Wilde currently sends her daughter to daycare for four hours, five days a week. But even with the daycare program, Wilde struggles to fully engage with her studies simultaneously with caring for her three year-old daughter.

“There’s a different emotional element to phoning in your studies, which is something that you are paying for — that you are passionate about,” she said.

Vanderpool said that for most graduate students, their studies take priority. But being present as a parent sometimes means cutting studies off short, he said.

“Most graduate students that I know at GSAS, they study every day, they work every day, and they work probably into the evening,” he said.

Some students at GSAS and Harvard’s other graduate schools have joined forces to build a stronger support network.
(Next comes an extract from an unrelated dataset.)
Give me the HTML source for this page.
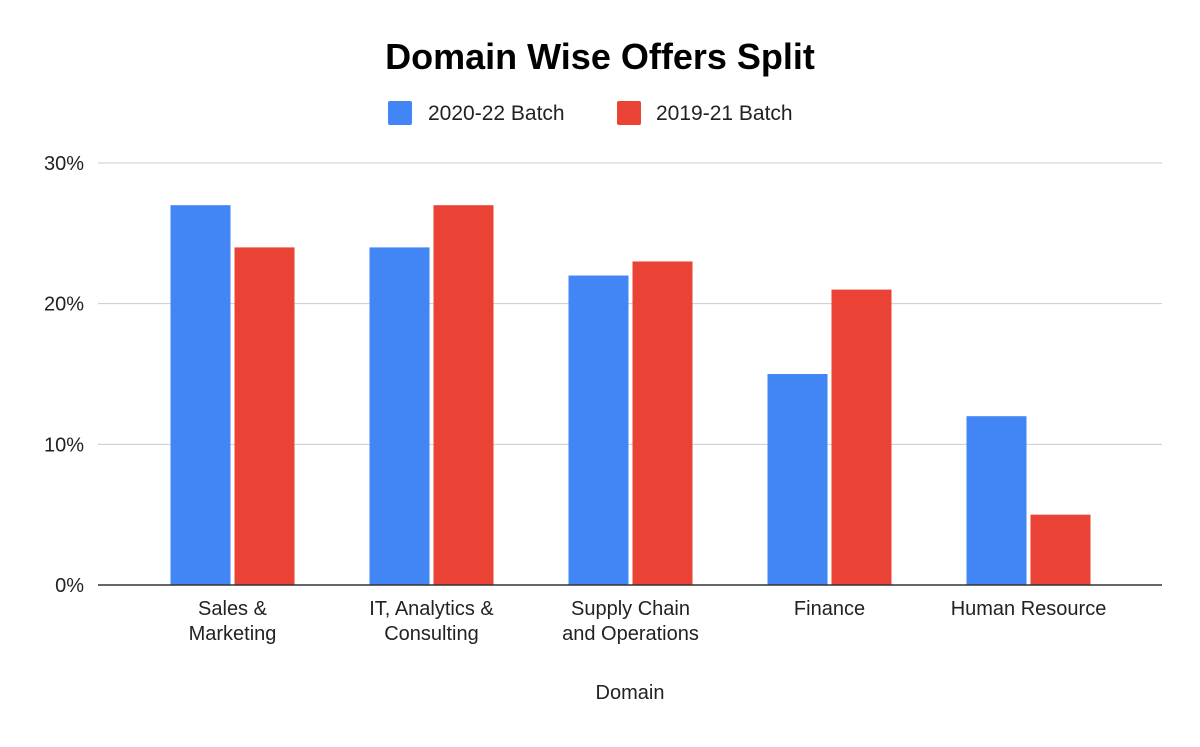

Sarah F. Hatch, a second-year Ph.D. student at Graduate School of Education, is one of the five officers of the GSAS Student-Parents Group. The group holds a welcome brunch for families and organizes toy and clothing exchanges.

The Student-Parents Group has advocated for the implementation of the care.com program, as well as access to lactation rooms on campus — but it’s also about helping students find resources that already exist.

Hatch said much of how she learned about Harvard’s parenting resources was via word of mouth.

“For me, it’s been like, ‘One person told me about this. I should look into that. And then someone in my department talked about this. So then I Googled that,’” Hatch said.

“We’re trying to streamline and unify those resources across Harvard, because Harvard is well-resourced, but it’s not necessarily streamlined and organized,” she added.